Over the span of my adult years, I became aware of having been harmed as a child by damaging words and actions; but the powerful effects of all this silence were more difficult to identify. Though so much about my own sexuality healed over time without my having to specifically think about the insidious effects of all this silence, raising Lena finally gave me reason to confront it, and to confront it utterly.

Nothing on My Teenage Mind

photo by Colin Alworth

photo by Colin Alworth

My conversations with Lena make me remind myself that my parents’ insecurities, and shame about sex, are now mine to shed. Ideally, there should have been nothing on my teenage mind too salacious for them to hear, and certainly nothing to offend their parental dignity, because I was merely curious about an important part of my human self, one that was so abruptly and obviously there.

Just the same, I have had to wonder: Is there anything besides my inherited sense of shame to prevent Lena from speaking of any sexual topic that engages her mind, to me, at least in private? With the same level of insouciance between us as when we chat about an upcoming trip, or giggle about how much the various models in the latest Vogue look like they are about to throw up?
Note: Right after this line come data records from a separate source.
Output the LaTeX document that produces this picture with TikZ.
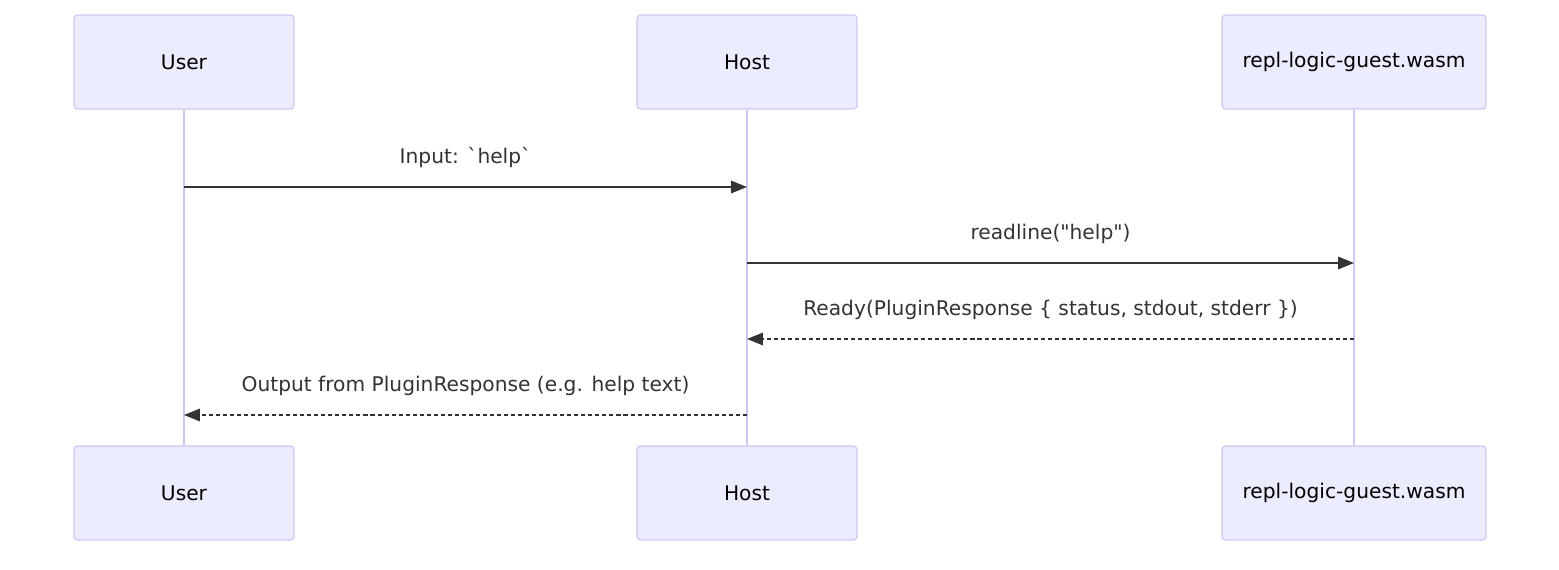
\documentclass[tikz,border=0pt]{standalone}
\usepackage{fontspec}
\setmainfont{DejaVu Sans}
\usepackage{xcolor}
\usetikzlibrary{positioning,%
  arrows.meta,%
  calc
}
\definecolor{actorfill}{HTML}{ECECFF}
\definecolor{actorline}{HTML}{D2C4F4}
\definecolor{msgline}{HTML}{333333}
\tikzset{
  actor/.style={draw=actorline, fill=actorfill, line width=0.7pt, rounded corners=2pt,
    minimum height=1.88cm, inner sep=0pt, font=\fontsize{11.5}{13}\selectfont},
  lifeline/.style={draw=actorline, line width=1.4pt},
  msg/.style={draw=msgline, line width=1pt, -{Triangle[length=9pt,width=7pt]}},
  reply/.style={msg, dash pattern=on 2.3pt off 1.7pt},
  msglabel/.style={midway, yshift=0.59cm, text=msgline, font=\fontsize{11.5}{13}\selectfont}
}
\begin{document}
\begin{tikzpicture}[x=0.02cm, y=-0.02cm]
  \useasboundingbox (0,0) rectangle (1559,570);
  % actors
  \node[actor, minimum width=4.4cm] (user) at (184,62) {User};
  \node[actor, minimum width=4.4cm] (host) at (747,62) {Host};
  \node[actor, minimum width=5.28cm] (guest) at (1354,62) {repl-logic-guest.wasm};
  \node[actor, minimum width=4.4cm] (userb) at (184,493) {User};
  \node[actor, minimum width=4.4cm] (hostb) at (747,493) {Host};
  \node[actor, minimum width=5.28cm] (guestb) at (1354,493) {repl-logic-guest.wasm};

  % lifelines
  \draw[lifeline] (user) -- (userb);
  \draw[lifeline] (host) -- (hostb);
  \draw[lifeline] (guest) -- (guestb);

  % message rows
  \coordinate (m1) at (0,187);
  \coordinate (m2) at (0,263);
  \coordinate (m3) at (0,339);
  \coordinate (m4) at (0,415);

  \draw[msg] (user |- m1) -- (host |- m1) node[msglabel] {Input: \textasciigrave help\textasciigrave};
  \draw[msg] (host |- m2) -- (guest |- m2) node[msglabel] {readline(\textquotedbl help\textquotedbl)};
  \draw[reply] (guest |- m3) -- (host |- m3) node[msglabel] {Ready(PluginResponse \{ status, stdout, stderr \})};
  \draw[reply] (host |- m4) -- (user |- m4) node[msglabel] {Output from PluginResponse (e.g. help text)};
\end{tikzpicture}
\end{document}
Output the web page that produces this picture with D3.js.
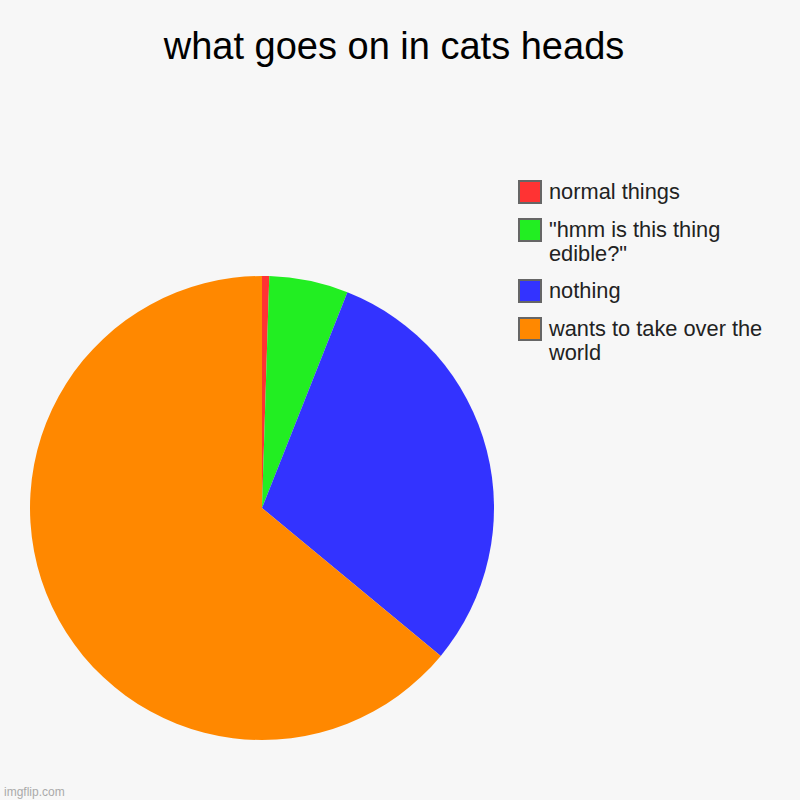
<!DOCTYPE html>
<html>
<head>
<meta charset="utf-8">
<script src="https://cdn.jsdelivr.net/npm/d3@7"></script>
<style>
html,body{margin:0;padding:0;background:#f7f7f7;}
svg{display:block;}
text{font-family:"Liberation Sans",Arial,sans-serif;}
</style>
</head>
<body>
<svg id="chart" width="800" height="800"></svg>
<script>
const title = "what goes on in cats heads";
const categories = ["normal things", "\"hmm is this thing edible?\"", "nothing", "wants to take over the world"];
const legendLines = [["normal things"], ["\"hmm is this thing", "edible?\""], ["nothing"], ["wants to take over the", "world"]];
const values = [0.5, 5.5, 30, 64];
const colors = ["#ff3333", "#22ee22", "#3333ff", "#ff8800"];

const svg = d3.select("#chart");
svg.append("rect").attr("width", 800).attr("height", 800).attr("fill", "#f7f7f7");

svg.append("text")
  .attr("x", 394).attr("y", 59)
  .attr("text-anchor", "middle")
  .attr("font-size", 38)
  .attr("fill", "#000")
  .text(title);

const cx = 262, cy = 508, r = 232;
const pie = d3.pie().sort(null).value(d => d)(values);
const arc = d3.arc().innerRadius(0).outerRadius(r);
const color = d3.scaleOrdinal().domain(categories).range(colors);

const g = svg.append("g").attr("transform", `translate(${cx},${cy})`);
g.selectAll("path").data(pie).enter().append("path")
  .attr("d", arc)
  .attr("fill", (d, i) => color(categories[i]));

const legendY = d3.scaleOrdinal().domain(categories).range([180, 218, 279, 317]);
const lg = svg.append("g");
categories.forEach((c, i) => {
  const y = legendY(c);
  lg.append("rect")
    .attr("x", 519).attr("y", y + 1)
    .attr("width", 22).attr("height", 22)
    .attr("fill", color(c))
    .attr("stroke", "#666").attr("stroke-width", 2);
  const t = lg.append("text")
    .attr("x", 549).attr("y", y + 19)
    .attr("font-size", 21.8)
    .attr("fill", "#222");
  legendLines[i].forEach((line, j) => {
    t.append("tspan").attr("x", 549).attr("dy", j === 0 ? 0 : 24).text(line);
  });
});

svg.append("text")
  .attr("x", 4).attr("y", 796)
  .attr("font-size", 12)
  .attr("fill", "#aaa")
  .text("imgflip.com");
</script>
</body>
</html>
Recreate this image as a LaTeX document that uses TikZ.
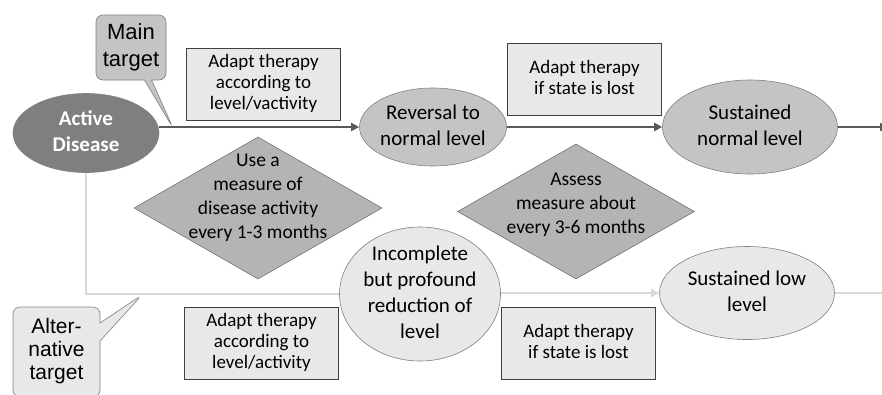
\documentclass[tikz,border=0pt]{standalone}
\usepackage{fontspec}
\setmainfont{Carlito}
\newfontfamily\calloutfont{Liberation Sans}
\usetikzlibrary{shapes.geometric, shapes.callouts, arrows.meta, calc}
\definecolor{darkfill}{HTML}{7F7F7F}
\definecolor{midfill}{HTML}{C4C4C4}
\definecolor{diamfill}{HTML}{B4B4B4}
\definecolor{lightfill}{HTML}{E8E8E8}
\definecolor{edgegray}{HTML}{808080}
\definecolor{mainarrow}{HTML}{595959}
\definecolor{altarrow}{HTML}{D9D9D9}
% centred text that does not change the size of its node
\newcommand{\ctext}[2][0pt]{\raisebox{\dimexpr#1-.25em\relax}[0pt][0pt]{\makebox[0pt]{\begin{tabular}{@{}c@{}}#2\end{tabular}}}}
\tikzset{
	state/.style={ellipse, draw=edgegray, line width=.6pt, fill=midfill, inner sep=0pt, font=\fontsize{21}{26}\selectfont},
	startstate/.style={state, draw=darkfill, fill=darkfill, text=white, font=\fontsize{21}{26}\selectfont\bfseries},
	altstate/.style={state, fill=lightfill},
	therapy/.style={rectangle, draw=black!75, line width=.6pt, fill=lightfill, inner sep=0pt, minimum width=154pt, minimum height=72pt, font=\fontsize{19}{21}\selectfont},
	measure/.style={diamond, draw=black!55, line width=.6pt, fill=diamfill, inner sep=0pt, font=\fontsize{19.5}{24}\selectfont},
	target/.style={rectangle callout, rounded corners=7pt, draw=edgegray, line width=.6pt, inner sep=0pt, font=\calloutfont},
	mainline/.style={draw=mainarrow, line width=2.6pt, -{Triangle[length=8pt,width=8pt]}},
	altline/.style={draw=altarrow, line width=2.6pt, -{Triangle[length=8pt,width=8pt]}}
}

\begin{document}
\begin{tikzpicture}[x=1pt, y=-1pt]
	\useasboundingbox (0,0) rectangle (882,394);
		% states
		\node[startstate, minimum width=146pt, minimum height=79pt] (active) at (86,133) {\ctext{Active\\Disease}};
		\node[state, minimum width=147pt, minimum height=78pt] (reversal) at (433,127) {\ctext{Reversal to\\normal level}};
		\node[state, minimum width=175pt, minimum height=94pt] (sustnormal) at (750,127) {\ctext{Sustained\\normal level}};
		\node[altstate, minimum width=161pt, minimum height=134pt] (incomplete) at (420,294) {\ctext{Incomplete\\but profound\\reduction of\\level}};
		\node[altstate, minimum width=175pt, minimum height=93pt] (sustlow) at (747,293) {\ctext{Sustained low\\level}};
		% therapy boxes
		\node[therapy] (adapt1) at (263.5,84) {\ctext{Adapt therapy\\according to\\level/vactivity}};
		\node[therapy] (adapt2) at (584.5,79.5) {\ctext{Adapt therapy\\if state is lost}};
		\node[therapy] (adapt3) at (261.5,343) {\ctext{Adapt therapy\\according to\\level/activity}};
		\node[therapy] (adapt4) at (578.5,343) {\ctext{Adapt therapy\\if state is lost}};
		% measurements
		\node[measure, minimum width=248pt, minimum height=142pt] (measure1) at (258,208) {\ctext[10pt]{Use a\\measure of\\disease activity\\every 1-3 months}};
		\node[measure, minimum width=237pt, minimum height=135pt] (measure2) at (576,211.5) {\ctext[6pt]{Assess\\measure about\\every 3-6 months}};
		% main path
		\coordinate (exittop) at (888,127);
		\draw[mainline] (active.east |- reversal.west) -- (reversal.west);
		\draw[mainline] (reversal.east) -- (sustnormal.west);
		\draw[mainline] (sustnormal.east) -- (exittop);
		% alternative path
		\coordinate (exitlow) at (886,293);
		\draw[altline, -] (active.south) |- (incomplete.west);
		\draw[altline] (incomplete.east |- sustlow.west) -- (sustlow.west);
		\draw[altline, -] (sustlow.east) -- (exitlow);
		% targets
		\coordinate (maintip) at (173,128);
		\coordinate (alttip) at (142,295);
		\node[target, fill=midfill, minimum width=70pt, minimum height=65pt, callout absolute pointer={(maintip)}, font=\calloutfont\fontsize{22}{27}\selectfont] (maintarget) at (131,47.5) {\ctext{Main\\target}};
		\node[target, fill=lightfill, minimum width=87pt, minimum height=90pt, callout absolute pointer={(alttip)}, callout pointer width=18pt, font=\calloutfont\fontsize{21}{23}\selectfont] (alttarget) at (56.5,352) {\ctext{Alter-\\native\\target}};
\end{tikzpicture}
\end{document}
I am not done pondering this, perhaps because all the possibilities haven’t yet presented themselves and I lack the imagination to know what they will be. In the meantime–before I have arrived at the final answer—I prod myself not to judge Lena in terms of a bunch of assumptions I’m really not so sure I should be holding onto, and sometimes am not even aware of having. My objective in my sea of unknowns is to create an environment where Lena will feel free to speak with me, about whatever—and I am wrenchingly successful.

 

 

 

Am I Dense?

photo by Jenny Levine

photo by Jenny Levine

I am no denser than the next person. I have totally absorbed that, at the tender age of sixteen, Lena should really be focusing on other subjects besides human sexuality and (God forbid) the practicum so dreaded by us older people, sex; and that I, her mother, should be seeing to that. Maybe it’s my job to provide a modern chastity belt of deterrents: I could sign her up for lots and lots of baseball and set her up with scrapbooking supplies and tutoring and book club.

The idea, “anything but sex,” has such an aura of sense about it and I would not be arguing with its merits at all, except that I’ve been raising a kid who has some power of her own, and has been using that power without my knowledge and permission to make me grow up and individuate. I can now say, after this unexpected upbringing at the hands of my daughter, that maybe her focusing on other subjects would be “better for her”; but possibly that’s just another idea unconsciously frothed into an ether, as inevitably as foam from crashing ocean waves, through adult words spoken and unspoken, through their subtle and not-so-subtle approving and disapproving, through actions and failures to act.

Growing up with this ether as a fact, I think Lena is so brave to hold onto her own sense of what would be in her own best interests and even for the greater good. She is trying so valiantly to choose a path of joy and meaning, in spite of the world at large, wise and sensible as it represents itself, being rather short on these. Hers seems a reasonable matrix from which to make significant choices.

Would it be such a better thing, really, for her to be focused on the kinds of tasks that her elders have established as the important ones for her age group? As if kids were all meant to grow up and do the same seventy or eighty jobs delineated by the categories of the Myers Briggs? Given the state into which we elders have driven this world, and our forcing of kids into a state-sanctioned direction and at a state-sanctioned time, like so many hyacinth bulbs in the wintertime, I’m not quite sure.

Given my daughter’s profound interest in all matters sexual, I can either create an environment where she can get her core wisdom about a most important life dimension from me, or I can consign her to get it from someone or something else. I know which to choose. Brothers and sisters in the conservative faith community, please hold my back as I assert my right to exercise parental guidance and authority with my daughter’s sexual upbringing. Thank you.